Un homme noir meurt, à Minneapolis, asphyxié par un policier blanc. Trois jours passent avant que celui-ci soit arrêté et inculpé pour homicide involontaire. L’Amérique s’embrase.
Ce crime est requalifié en homicide volontaire et les trois autres policiers présents sur les lieux sont poursuivis pour complicité? Des centaines d’articles et de reportages documentent la culture de l’impunité et le racisme institutionnel de la police américaine?

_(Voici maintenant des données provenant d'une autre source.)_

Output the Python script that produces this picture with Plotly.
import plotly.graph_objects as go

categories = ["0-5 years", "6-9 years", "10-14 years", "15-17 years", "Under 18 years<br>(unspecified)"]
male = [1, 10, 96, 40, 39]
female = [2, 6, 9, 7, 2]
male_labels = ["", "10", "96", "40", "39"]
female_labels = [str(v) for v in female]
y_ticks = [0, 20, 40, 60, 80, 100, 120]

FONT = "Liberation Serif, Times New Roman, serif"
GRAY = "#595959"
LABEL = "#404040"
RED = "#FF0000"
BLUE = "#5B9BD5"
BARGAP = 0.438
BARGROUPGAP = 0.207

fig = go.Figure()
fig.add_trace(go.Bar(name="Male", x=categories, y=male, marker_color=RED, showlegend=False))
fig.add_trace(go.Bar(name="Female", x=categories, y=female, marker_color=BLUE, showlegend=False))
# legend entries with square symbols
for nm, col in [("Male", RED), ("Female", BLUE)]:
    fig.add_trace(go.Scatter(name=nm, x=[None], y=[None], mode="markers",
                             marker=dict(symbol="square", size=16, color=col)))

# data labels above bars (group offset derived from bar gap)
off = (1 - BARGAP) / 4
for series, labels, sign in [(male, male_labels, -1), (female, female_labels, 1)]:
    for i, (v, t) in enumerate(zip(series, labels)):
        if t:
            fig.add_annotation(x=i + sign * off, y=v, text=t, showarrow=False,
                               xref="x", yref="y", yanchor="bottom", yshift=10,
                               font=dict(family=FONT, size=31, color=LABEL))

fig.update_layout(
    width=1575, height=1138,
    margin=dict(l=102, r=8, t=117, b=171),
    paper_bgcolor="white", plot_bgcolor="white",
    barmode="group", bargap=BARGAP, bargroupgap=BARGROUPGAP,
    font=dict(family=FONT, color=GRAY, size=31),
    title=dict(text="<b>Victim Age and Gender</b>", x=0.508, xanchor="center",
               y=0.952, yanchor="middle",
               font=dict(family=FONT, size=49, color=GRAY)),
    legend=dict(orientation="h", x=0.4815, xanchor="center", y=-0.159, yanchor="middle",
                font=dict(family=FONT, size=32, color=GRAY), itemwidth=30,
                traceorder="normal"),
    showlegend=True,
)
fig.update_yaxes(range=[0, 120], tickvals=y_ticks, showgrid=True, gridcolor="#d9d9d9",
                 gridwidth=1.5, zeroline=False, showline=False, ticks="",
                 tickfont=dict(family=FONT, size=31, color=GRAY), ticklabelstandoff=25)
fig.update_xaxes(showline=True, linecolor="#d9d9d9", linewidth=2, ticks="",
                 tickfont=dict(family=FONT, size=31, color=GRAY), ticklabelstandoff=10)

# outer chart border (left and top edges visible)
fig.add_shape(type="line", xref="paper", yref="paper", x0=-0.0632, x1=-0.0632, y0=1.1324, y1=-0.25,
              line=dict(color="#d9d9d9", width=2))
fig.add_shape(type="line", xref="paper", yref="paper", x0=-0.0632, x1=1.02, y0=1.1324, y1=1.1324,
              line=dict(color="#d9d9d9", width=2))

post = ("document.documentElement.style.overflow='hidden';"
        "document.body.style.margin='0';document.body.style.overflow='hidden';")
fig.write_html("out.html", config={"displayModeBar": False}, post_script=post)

Non, vu de France, on appelle ça un «tragique fait divers».
Vu de France, où comme ailleurs les habitué·es des plateaux télé servent inepties et lapalissades réchauffées à la louche, on assène qu’aux États-Unis ««80% des Blancs sont tués par des Noirs».
C’est n’importe quoi, cela atteste d’une ignorance parfaitement crasse du sujet sur lequel on pérore, mais peu importe: il n’y a personne autour de la table pour contredire.

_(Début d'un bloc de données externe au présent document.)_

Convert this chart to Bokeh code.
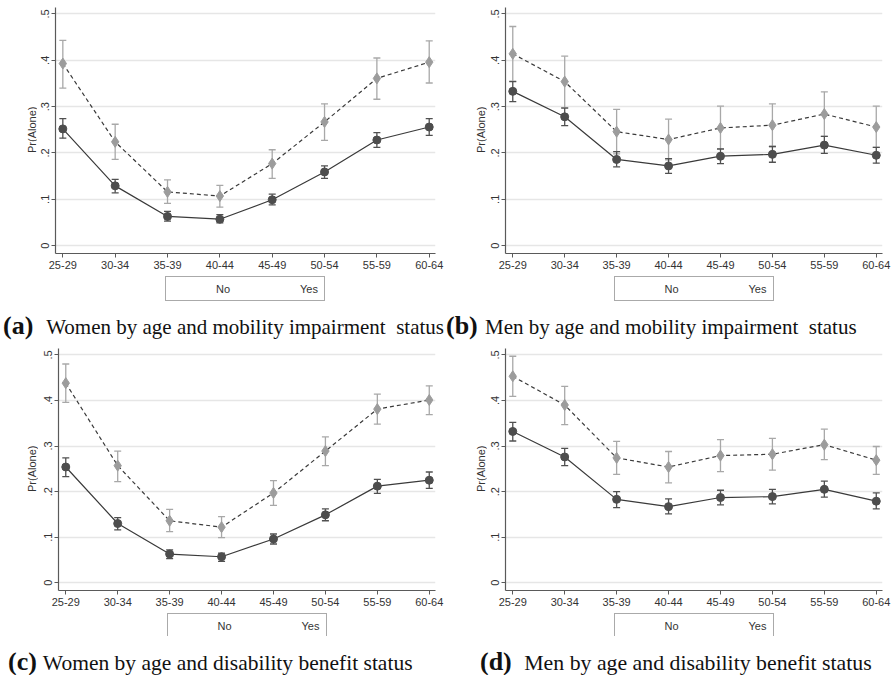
from bokeh.plotting import figure
from bokeh.models import (ColumnDataSource, Whisker, TeeHead, Legend, LegendItem,
                          FixedTicker, Range1d, Div)
from bokeh.layouts import column, row
from bokeh.embed import file_html
from bokeh.resources import INLINE

# ---------------- data ----------------
age_groups = ["25-29", "30-34", "35-39", "40-44", "45-49", "50-54", "55-59", "60-64"]

y_ticks = [0, 0.1, 0.2, 0.3, 0.4, 0.5]
y_tick_labels = ["0", ".1", ".2", ".3", ".4", ".5"]

legend_labels = ["No", "Yes"]
y_label = "Pr(Alone)"

# (a) Women by mobility impairment
a_no     = [0.252, 0.129, 0.063, 0.057, 0.099, 0.159, 0.228, 0.256]
a_no_lo  = [0.232, 0.114, 0.053, 0.049, 0.088, 0.145, 0.212, 0.238]
a_no_hi  = [0.274, 0.143, 0.074, 0.067, 0.111, 0.172, 0.244, 0.274]
a_yes    = [0.393, 0.224, 0.116, 0.107, 0.177, 0.267, 0.361, 0.396]
a_yes_lo = [0.340, 0.186, 0.091, 0.083, 0.145, 0.227, 0.316, 0.351]
a_yes_hi = [0.443, 0.262, 0.142, 0.130, 0.207, 0.306, 0.405, 0.442]

# (b) Men by mobility impairment
b_no     = [0.333, 0.278, 0.186, 0.172, 0.193, 0.197, 0.217, 0.195]
b_no_lo  = [0.311, 0.259, 0.170, 0.156, 0.177, 0.180, 0.199, 0.178]
b_no_hi  = [0.354, 0.297, 0.203, 0.188, 0.209, 0.214, 0.236, 0.212]
b_yes    = [0.414, 0.354, 0.246, 0.229, 0.254, 0.260, 0.284, 0.256]
b_yes_lo = [0.355, 0.298, 0.198, 0.185, 0.208, 0.214, 0.236, 0.212]
b_yes_hi = [0.473, 0.409, 0.294, 0.273, 0.301, 0.306, 0.332, 0.301]

# (c) Women by disability benefit
c_no     = [0.254, 0.130, 0.063, 0.057, 0.096, 0.149, 0.212, 0.225]
c_no_lo  = [0.233, 0.116, 0.053, 0.047, 0.085, 0.136, 0.196, 0.207]
c_no_hi  = [0.274, 0.143, 0.072, 0.065, 0.107, 0.162, 0.227, 0.243]
c_yes    = [0.438, 0.257, 0.136, 0.122, 0.197, 0.289, 0.381, 0.401]
c_yes_lo = [0.396, 0.222, 0.112, 0.099, 0.170, 0.257, 0.348, 0.369]
c_yes_hi = [0.480, 0.289, 0.161, 0.145, 0.224, 0.320, 0.414, 0.432]

# (d) Men by disability benefit
d_no     = [0.332, 0.276, 0.183, 0.167, 0.187, 0.189, 0.205, 0.179]
d_no_lo  = [0.311, 0.257, 0.165, 0.151, 0.171, 0.173, 0.188, 0.162]
d_no_hi  = [0.352, 0.295, 0.200, 0.184, 0.203, 0.205, 0.223, 0.197]
d_yes    = [0.453, 0.390, 0.274, 0.254, 0.279, 0.282, 0.303, 0.269]
d_yes_lo = [0.409, 0.347, 0.238, 0.219, 0.244, 0.247, 0.270, 0.238]
d_yes_hi = [0.497, 0.431, 0.310, 0.288, 0.314, 0.317, 0.337, 0.299]

captions = [
    ("(a)", "Women by age and mobility impairment&nbsp; status"),
    ("(b)", "Men by age and mobility impairment&nbsp; status"),
    ("(c)", "Women by age and disability benefit status"),
    ("(d)", "Men by age and disability benefit status"),
]

# ---------------- styling ----------------
NO_LINE = "#3a3a3a"
NO_MARK = "#4d4d4d"
NO_ERR = "#505050"
YES_LINE = "#3a3a3a"
YES_MARK = "#9c9c9c"
YES_ERR = "#a8a8a8"
AXIS = "#5a5a5a"
TEXT = "#333333"
GRID = "#e6e6e6"
SANS = "Liberation Sans"
SERIF = "Liberation Serif"

x_pos = list(range(len(age_groups)))


def legend_figure(g):
    """Small figure that only carries the legend box, centred under the plot frame."""
    lf = figure(output_backend="svg", toolbar_location=None,
                width=g["fw"], height=g["lh"],
                min_border_left=19, min_border_right=g["br"],
                min_border_top=0, min_border_bottom=0,
                x_axis_type=None, y_axis_type=None,
                x_range=Range1d(0, 1), y_range=Range1d(0, 1),
                background_fill_color="white", border_fill_color="white")
    lf.outline_line_color = None
    l_no = lf.line(x=[], y=[], line_color=NO_LINE, line_width=1.2)
    m_no = lf.scatter(x=[], y=[], marker="circle", size=8,
                      fill_color=NO_MARK, line_color=NO_MARK)
    l_yes = lf.line(x=[], y=[], line_color=YES_LINE, line_width=1.2, line_dash="4 3")
    m_yes = lf.scatter(x=[], y=[], marker="diamond", size=11,
                       fill_color=YES_MARK, line_color=YES_MARK)
    legend = Legend(items=[LegendItem(label=legend_labels[0], renderers=[l_no, m_no]),
                           LegendItem(label=legend_labels[1], renderers=[l_yes, m_yes])],
                    orientation="horizontal", location="top_center",
                    glyph_width=38, glyph_height=15, label_height=15,
                    label_standoff=8, spacing=18, padding=4, margin=1,
                    border_line_color="#555555", border_line_width=1,
                    label_text_font=SANS, label_text_font_size="11px",
                    label_text_color=TEXT)
    lf.add_layout(legend)
    return lf


def make_panel(no, no_lo, no_hi, yes, yes_lo, yes_hi, cap, g):
    p = figure(output_backend="svg", toolbar_location=None,
               width=g["fw"], height=g["h"],
               min_border_left=19, min_border_right=g["br"],
               min_border_top=g["bt"], min_border_bottom=g["bb"],
               x_range=Range1d(-0.14, 7.12), y_range=Range1d(-0.017, 0.514),
               background_fill_color="white", border_fill_color="white")
    p.outline_line_color = None

    p.xaxis.ticker = FixedTicker(ticks=x_pos)
    p.xaxis.major_label_overrides = dict(zip(x_pos, age_groups))
    p.yaxis.ticker = FixedTicker(ticks=y_ticks)
    p.yaxis.major_label_overrides = dict(zip(y_ticks, y_tick_labels))
    p.yaxis.major_label_orientation = "vertical"
    for ax in (p.xaxis, p.yaxis):
        ax.axis_line_color = AXIS
        ax.axis_line_width = 1.2
        ax.major_tick_line_color = AXIS
        ax.major_tick_in = 0
        ax.major_tick_out = 4
        ax.minor_tick_line_color = None
        ax.major_label_text_font = SANS
        ax.major_label_text_font_size = "11px"
        ax.major_label_text_color = TEXT
        ax.major_label_standoff = 3
    p.yaxis.major_label_standoff = 2

    p.xgrid.grid_line_color = None
    p.ygrid.ticker = FixedTicker(ticks=y_ticks)
    p.ygrid.grid_line_color = GRID
    p.ygrid.grid_line_width = 1.5

    src_no = ColumnDataSource(dict(x=x_pos, y=no, lo=no_lo, hi=no_hi))
    src_yes = ColumnDataSource(dict(x=x_pos, y=yes, lo=yes_lo, hi=yes_hi))

    for src, col in ((src_yes, YES_ERR), (src_no, NO_ERR)):
        p.add_layout(Whisker(base="x", lower="lo", upper="hi", source=src,
                             line_color=col, line_width=1.3, level="underlay",
                             lower_head=TeeHead(size=7, line_color=col, line_width=1.3),
                             upper_head=TeeHead(size=7, line_color=col, line_width=1.3)))

    p.line("x", "y", source=src_yes, line_color=YES_LINE, line_width=1.2, line_dash="4 3")
    p.scatter("x", "y", source=src_yes, marker="diamond", size=11,
              fill_color=YES_MARK, line_color=YES_MARK)
    p.line("x", "y", source=src_no, line_color=NO_LINE, line_width=1.2)
    p.scatter("x", "y", source=src_no, marker="circle", size=8,
              fill_color=NO_MARK, line_color=NO_MARK)

    # rotated y-axis title beside the figure, centred on the frame
    ylab_html = ('<div style="writing-mode:vertical-rl;transform:rotate(180deg);'
                 'height:%dpx;line-height:13px;text-align:center;font-family:\'%s\';'
                 'font-size:11px;color:%s;white-space:nowrap">%s</div>'
                 % (g["h"] - g["bt"] - g["bb"], SANS, TEXT, y_label))
    ylab = Div(text=ylab_html, width=g["lw"], height=g["h"], margin=(0, 0, 0, 0),
               styles={"padding-top": "%dpx" % g["bt"], "padding-left": "%dpx" % g["lp"],
                       "box-sizing": "border-box"})

    spacer = Div(text="", width=g["lw"], height=g["lh"], margin=(0, 0, 0, 0))
    lf = legend_figure(g)

    tag, text = cap
    html = ('<span style="font-weight:bold;font-size:26px;margin-right:%dpx">%s</span> %s'
            % (g["gap"], tag, text))
    cdiv = Div(text=html, width=g["lw"] + g["fw"], height=g["dh"], margin=(0, 0, 0, 0),
               styles={"font-family": SERIF, "font-size": g["fs"], "color": "#111111",
                       "line-height": "22px", "white-space": "nowrap",
                       "padding-top": "%dpx" % g["pt"], "padding-left": "%dpx" % g["pl"],
                       "box-sizing": "border-box"})
    return column(row(ylab, p, spacing=0), row(spacer, lf, spacing=0), cdiv, spacing=0)


geoms = [
    dict(lw=36, lp=26, fw=409, br=10, h=275, bt=7, bb=22, lh=28, dh=37, pt=12, pl=3,
         gap=8, fs="21px"),
    dict(lw=41, lp=30, fw=407, br=11, h=275, bt=7, bb=22, lh=28, dh=37, pt=12, pl=1,
         gap=2, fs="21px"),
    dict(lw=39, lp=26, fw=406, br=10, h=272, bt=8, bb=22, lh=24, dh=39, pt=15, pl=8,
         gap=1, fs="21.5px"),
    dict(lw=41, lp=30, fw=407, br=11, h=272, bt=8, bb=22, lh=24, dh=39, pt=15, pl=35,
         gap=7, fs="21.8px"),
]

pa = make_panel(a_no, a_no_lo, a_no_hi, a_yes, a_yes_lo, a_yes_hi, captions[0], geoms[0])
pb = make_panel(b_no, b_no_lo, b_no_hi, b_yes, b_yes_lo, b_yes_hi, captions[1], geoms[1])
pc = make_panel(c_no, c_no_lo, c_no_hi, c_yes, c_yes_lo, c_yes_hi, captions[2], geoms[2])
pd = make_panel(d_no, d_no_lo, d_no_hi, d_yes, d_yes_lo, d_yes_hi, captions[3], geoms[3])

p = column(row(pa, pb, spacing=0), row(pc, pd, spacing=0), spacing=0)

open("out.html", "w").write(file_html(p, INLINE))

Vu de France, on professe qu’il y a «une espèce de défiance entre la police blanche et l’homme en survêtement noir» (25’20 sur la vidéo). Les torts seraient donc partagés? La réaction policière compréhensible à la lumière d’une violence diffuse et de la prévalence des armes à feu? L’officier Derek Chauvin aurait étouffé George Floyd de peur que celui-ci soit armé, un peu comme George Bush Jr. menait sa guerre préventive en Irak, en y inventant des armes de destruction massive? Le casier judiciaire de la victime légitimerait a posteriori cet usage disproportionné de la force?
Toutes ces déformations du réel enracinent l’idée que la police américaine tue les Noir·es par accident ou par précaution, ce qui est sans doute plus confortable intellectuellement que de voir ces meurtres comme le résultat d’un système d’oppression. On peut, si l’on est porté·e à l’indulgence, se dire qu’elles traduisent un déni plus ou moins volontaire.